[start INFORMATION SHOWN]

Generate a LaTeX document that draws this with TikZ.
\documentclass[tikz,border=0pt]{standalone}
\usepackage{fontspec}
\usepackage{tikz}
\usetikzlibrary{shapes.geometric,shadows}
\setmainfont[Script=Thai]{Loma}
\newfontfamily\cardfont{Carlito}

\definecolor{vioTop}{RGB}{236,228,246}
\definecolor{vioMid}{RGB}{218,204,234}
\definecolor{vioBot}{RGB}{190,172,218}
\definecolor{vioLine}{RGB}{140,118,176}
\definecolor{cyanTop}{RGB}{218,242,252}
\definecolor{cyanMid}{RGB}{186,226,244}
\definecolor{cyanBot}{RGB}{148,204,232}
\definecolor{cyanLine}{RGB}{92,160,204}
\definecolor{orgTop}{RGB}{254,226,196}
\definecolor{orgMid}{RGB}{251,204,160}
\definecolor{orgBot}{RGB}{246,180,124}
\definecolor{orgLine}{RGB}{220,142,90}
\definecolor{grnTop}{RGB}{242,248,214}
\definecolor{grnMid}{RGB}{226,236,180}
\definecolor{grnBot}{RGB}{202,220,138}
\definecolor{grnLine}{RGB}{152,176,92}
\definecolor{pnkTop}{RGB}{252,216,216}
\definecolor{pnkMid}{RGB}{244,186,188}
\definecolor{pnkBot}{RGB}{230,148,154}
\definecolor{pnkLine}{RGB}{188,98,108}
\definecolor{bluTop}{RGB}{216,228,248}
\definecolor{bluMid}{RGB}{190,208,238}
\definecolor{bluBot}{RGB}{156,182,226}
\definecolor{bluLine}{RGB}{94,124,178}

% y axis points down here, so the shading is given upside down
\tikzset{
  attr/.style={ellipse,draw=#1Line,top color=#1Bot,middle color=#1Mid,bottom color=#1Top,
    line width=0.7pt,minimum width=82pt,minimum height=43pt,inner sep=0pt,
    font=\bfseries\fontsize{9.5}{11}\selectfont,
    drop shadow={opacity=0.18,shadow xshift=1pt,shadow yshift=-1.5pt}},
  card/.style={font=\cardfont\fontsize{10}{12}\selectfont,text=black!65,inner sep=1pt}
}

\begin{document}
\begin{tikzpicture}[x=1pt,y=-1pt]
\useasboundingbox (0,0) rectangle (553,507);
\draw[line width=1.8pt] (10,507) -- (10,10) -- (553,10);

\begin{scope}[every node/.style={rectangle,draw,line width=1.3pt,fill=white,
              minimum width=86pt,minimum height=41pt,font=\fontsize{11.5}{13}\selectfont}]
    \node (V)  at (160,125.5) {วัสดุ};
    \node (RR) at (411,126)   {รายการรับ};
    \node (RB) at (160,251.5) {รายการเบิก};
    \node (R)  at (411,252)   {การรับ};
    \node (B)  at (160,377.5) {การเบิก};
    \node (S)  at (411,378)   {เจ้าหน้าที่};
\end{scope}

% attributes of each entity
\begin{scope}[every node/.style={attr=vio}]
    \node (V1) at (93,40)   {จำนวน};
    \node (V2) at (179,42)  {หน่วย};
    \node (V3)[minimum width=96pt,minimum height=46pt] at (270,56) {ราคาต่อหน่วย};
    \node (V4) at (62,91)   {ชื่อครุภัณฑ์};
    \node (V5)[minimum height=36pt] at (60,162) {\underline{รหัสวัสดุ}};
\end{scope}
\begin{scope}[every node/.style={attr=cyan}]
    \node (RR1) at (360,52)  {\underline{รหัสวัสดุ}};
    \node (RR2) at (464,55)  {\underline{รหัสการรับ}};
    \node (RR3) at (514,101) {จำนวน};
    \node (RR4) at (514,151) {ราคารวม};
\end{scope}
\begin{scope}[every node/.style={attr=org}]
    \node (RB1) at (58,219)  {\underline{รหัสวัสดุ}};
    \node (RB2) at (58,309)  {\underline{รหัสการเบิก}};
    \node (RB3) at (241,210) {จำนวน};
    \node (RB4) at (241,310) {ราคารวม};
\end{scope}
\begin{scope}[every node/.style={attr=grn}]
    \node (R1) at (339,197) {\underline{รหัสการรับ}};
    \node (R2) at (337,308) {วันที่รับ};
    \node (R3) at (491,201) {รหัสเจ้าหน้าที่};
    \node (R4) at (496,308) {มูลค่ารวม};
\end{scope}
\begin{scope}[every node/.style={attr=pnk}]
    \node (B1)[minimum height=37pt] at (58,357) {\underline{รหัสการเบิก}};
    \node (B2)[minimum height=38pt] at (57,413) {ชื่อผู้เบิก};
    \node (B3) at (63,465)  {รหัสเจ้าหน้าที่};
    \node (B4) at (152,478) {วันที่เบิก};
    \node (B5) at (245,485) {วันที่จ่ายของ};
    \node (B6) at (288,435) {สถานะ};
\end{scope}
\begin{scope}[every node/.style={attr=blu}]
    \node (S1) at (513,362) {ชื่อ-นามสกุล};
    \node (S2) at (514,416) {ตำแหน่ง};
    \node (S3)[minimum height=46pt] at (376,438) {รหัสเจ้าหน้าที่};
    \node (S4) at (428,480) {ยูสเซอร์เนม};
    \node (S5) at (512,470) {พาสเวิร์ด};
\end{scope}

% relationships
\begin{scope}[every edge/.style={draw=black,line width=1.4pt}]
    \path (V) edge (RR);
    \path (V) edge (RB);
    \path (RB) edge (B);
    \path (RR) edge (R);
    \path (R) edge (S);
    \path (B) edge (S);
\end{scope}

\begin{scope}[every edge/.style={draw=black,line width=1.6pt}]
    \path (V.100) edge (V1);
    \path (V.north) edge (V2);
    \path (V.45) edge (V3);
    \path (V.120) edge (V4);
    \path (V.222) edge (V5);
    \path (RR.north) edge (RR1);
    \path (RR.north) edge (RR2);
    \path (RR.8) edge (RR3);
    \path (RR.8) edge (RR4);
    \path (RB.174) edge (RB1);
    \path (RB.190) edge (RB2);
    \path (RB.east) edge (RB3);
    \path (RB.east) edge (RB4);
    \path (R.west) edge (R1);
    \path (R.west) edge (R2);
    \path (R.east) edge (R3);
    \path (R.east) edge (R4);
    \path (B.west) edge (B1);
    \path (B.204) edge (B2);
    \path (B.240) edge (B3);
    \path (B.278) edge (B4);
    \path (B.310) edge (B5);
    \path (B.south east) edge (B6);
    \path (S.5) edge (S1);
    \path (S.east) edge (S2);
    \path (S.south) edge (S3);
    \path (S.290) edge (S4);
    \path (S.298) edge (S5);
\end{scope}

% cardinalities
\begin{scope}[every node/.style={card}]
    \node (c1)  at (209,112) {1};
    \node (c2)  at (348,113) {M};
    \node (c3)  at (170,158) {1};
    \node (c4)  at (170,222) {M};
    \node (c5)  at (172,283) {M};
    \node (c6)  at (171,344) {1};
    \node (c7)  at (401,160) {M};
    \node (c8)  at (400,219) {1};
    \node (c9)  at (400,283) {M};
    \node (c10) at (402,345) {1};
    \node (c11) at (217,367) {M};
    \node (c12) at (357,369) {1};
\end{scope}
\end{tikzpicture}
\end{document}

[end INFORMATION SHOWN]

* GOAL OF THE EXERCISE
Write every line of the material above again, exactly.

* ANSWER TO THIS TASK
Generate a LaTeX document that draws this with TikZ.
\documentclass[tikz,border=0pt]{standalone}
\usepackage{fontspec}
\usepackage{tikz}
\usetikzlibrary{shapes.geometric,shadows}
\setmainfont[Script=Thai]{Loma}
\newfontfamily\cardfont{Carlito}

\definecolor{vioTop}{RGB}{236,228,246}
\definecolor{vioMid}{RGB}{218,204,234}
\definecolor{vioBot}{RGB}{190,172,218}
\definecolor{vioLine}{RGB}{140,118,176}
\definecolor{cyanTop}{RGB}{218,242,252}
\definecolor{cyanMid}{RGB}{186,226,244}
\definecolor{cyanBot}{RGB}{148,204,232}
\definecolor{cyanLine}{RGB}{92,160,204}
\definecolor{orgTop}{RGB}{254,226,196}
\definecolor{orgMid}{RGB}{251,204,160}
\definecolor{orgBot}{RGB}{246,180,124}
\definecolor{orgLine}{RGB}{220,142,90}
\definecolor{grnTop}{RGB}{242,248,214}
\definecolor{grnMid}{RGB}{226,236,180}
\definecolor{grnBot}{RGB}{202,220,138}
\definecolor{grnLine}{RGB}{152,176,92}
\definecolor{pnkTop}{RGB}{252,216,216}
\definecolor{pnkMid}{RGB}{244,186,188}
\definecolor{pnkBot}{RGB}{230,148,154}
\definecolor{pnkLine}{RGB}{188,98,108}
\definecolor{bluTop}{RGB}{216,228,248}
\definecolor{bluMid}{RGB}{190,208,238}
\definecolor{bluBot}{RGB}{156,182,226}
\definecolor{bluLine}{RGB}{94,124,178}

% y axis points down here, so the shading is given upside down
\tikzset{
  attr/.style={ellipse,draw=#1Line,top color=#1Bot,middle color=#1Mid,bottom color=#1Top,
    line width=0.7pt,minimum width=82pt,minimum height=43pt,inner sep=0pt,
    font=\bfseries\fontsize{9.5}{11}\selectfont,
    drop shadow={opacity=0.18,shadow xshift=1pt,shadow yshift=-1.5pt}},
  card/.style={font=\cardfont\fontsize{10}{12}\selectfont,text=black!65,inner sep=1pt}
}

\begin{document}
\begin{tikzpicture}[x=1pt,y=-1pt]
\useasboundingbox (0,0) rectangle (553,507);
\draw[line width=1.8pt] (10,507) -- (10,10) -- (553,10);

\begin{scope}[every node/.style={rectangle,draw,line width=1.3pt,fill=white,
              minimum width=86pt,minimum height=41pt,font=\fontsize{11.5}{13}\selectfont}]
    \node (V)  at (160,125.5) {วัสดุ};
    \node (RR) at (411,126)   {รายการรับ};
    \node (RB) at (160,251.5) {รายการเบิก};
    \node (R)  at (411,252)   {การรับ};
    \node (B)  at (160,377.5) {การเบิก};
    \node (S)  at (411,378)   {เจ้าหน้าที่};
\end{scope}

% attributes of each entity
\begin{scope}[every node/.style={attr=vio}]
    \node (V1) at (93,40)   {จำนวน};
    \node (V2) at (179,42)  {หน่วย};
    \node (V3)[minimum width=96pt,minimum height=46pt] at (270,56) {ราคาต่อหน่วย};
    \node (V4) at (62,91)   {ชื่อครุภัณฑ์};
    \node (V5)[minimum height=36pt] at (60,162) {\underline{รหัสวัสดุ}};
\end{scope}
\begin{scope}[every node/.style={attr=cyan}]
    \node (RR1) at (360,52)  {\underline{รหัสวัสดุ}};
    \node (RR2) at (464,55)  {\underline{รหัสการรับ}};
    \node (RR3) at (514,101) {จำนวน};
    \node (RR4) at (514,151) {ราคารวม};
\end{scope}
\begin{scope}[every node/.style={attr=org}]
    \node (RB1) at (58,219)  {\underline{รหัสวัสดุ}};
    \node (RB2) at (58,309)  {\underline{รหัสการเบิก}};
    \node (RB3) at (241,210) {จำนวน};
    \node (RB4) at (241,310) {ราคารวม};
\end{scope}
\begin{scope}[every node/.style={attr=grn}]
    \node (R1) at (339,197) {\underline{รหัสการรับ}};
    \node (R2) at (337,308) {วันที่รับ};
    \node (R3) at (491,201) {รหัสเจ้าหน้าที่};
    \node (R4) at (496,308) {มูลค่ารวม};
\end{scope}
\begin{scope}[every node/.style={attr=pnk}]
    \node (B1)[minimum height=37pt] at (58,357) {\underline{รหัสการเบิก}};
    \node (B2)[minimum height=38pt] at (57,413) {ชื่อผู้เบิก};
    \node (B3) at (63,465)  {รหัสเจ้าหน้าที่};
    \node (B4) at (152,478) {วันที่เบิก};
    \node (B5) at (245,485) {วันที่จ่ายของ};
    \node (B6) at (288,435) {สถานะ};
\end{scope}
\begin{scope}[every node/.style={attr=blu}]
    \node (S1) at (513,362) {ชื่อ-นามสกุล};
    \node (S2) at (514,416) {ตำแหน่ง};
    \node (S3)[minimum height=46pt] at (376,438) {รหัสเจ้าหน้าที่};
    \node (S4) at (428,480) {ยูสเซอร์เนม};
    \node (S5) at (512,470) {พาสเวิร์ด};
\end{scope}

% relationships
\begin{scope}[every edge/.style={draw=black,line width=1.4pt}]
    \path (V) edge (RR);
    \path (V) edge (RB);
    \path (RB) edge (B);
    \path (RR) edge (R);
    \path (R) edge (S);
    \path (B) edge (S);
\end{scope}

\begin{scope}[every edge/.style={draw=black,line width=1.6pt}]
    \path (V.100) edge (V1);
    \path (V.north) edge (V2);
    \path (V.45) edge (V3);
    \path (V.120) edge (V4);
    \path (V.222) edge (V5);
    \path (RR.north) edge (RR1);
    \path (RR.north) edge (RR2);
    \path (RR.8) edge (RR3);
    \path (RR.8) edge (RR4);
    \path (RB.174) edge (RB1);
    \path (RB.190) edge (RB2);
    \path (RB.east) edge (RB3);
    \path (RB.east) edge (RB4);
    \path (R.west) edge (R1);
    \path (R.west) edge (R2);
    \path (R.east) edge (R3);
    \path (R.east) edge (R4);
    \path (B.west) edge (B1);
    \path (B.204) edge (B2);
    \path (B.240) edge (B3);
    \path (B.278) edge (B4);
    \path (B.310) edge (B5);
    \path (B.south east) edge (B6);
    \path (S.5) edge (S1);
    \path (S.east) edge (S2);
    \path (S.south) edge (S3);
    \path (S.290) edge (S4);
    \path (S.298) edge (S5);
\end{scope}

% cardinalities
\begin{scope}[every node/.style={card}]
    \node (c1)  at (209,112) {1};
    \node (c2)  at (348,113) {M};
    \node (c3)  at (170,158) {1};
    \node (c4)  at (170,222) {M};
    \node (c5)  at (172,283) {M};
    \node (c6)  at (171,344) {1};
    \node (c7)  at (401,160) {M};
    \node (c8)  at (400,219) {1};
    \node (c9)  at (400,283) {M};
    \node (c10) at (402,345) {1};
    \node (c11) at (217,367) {M};
    \node (c12) at (357,369) {1};
\end{scope}
\end{tikzpicture}
\end{document}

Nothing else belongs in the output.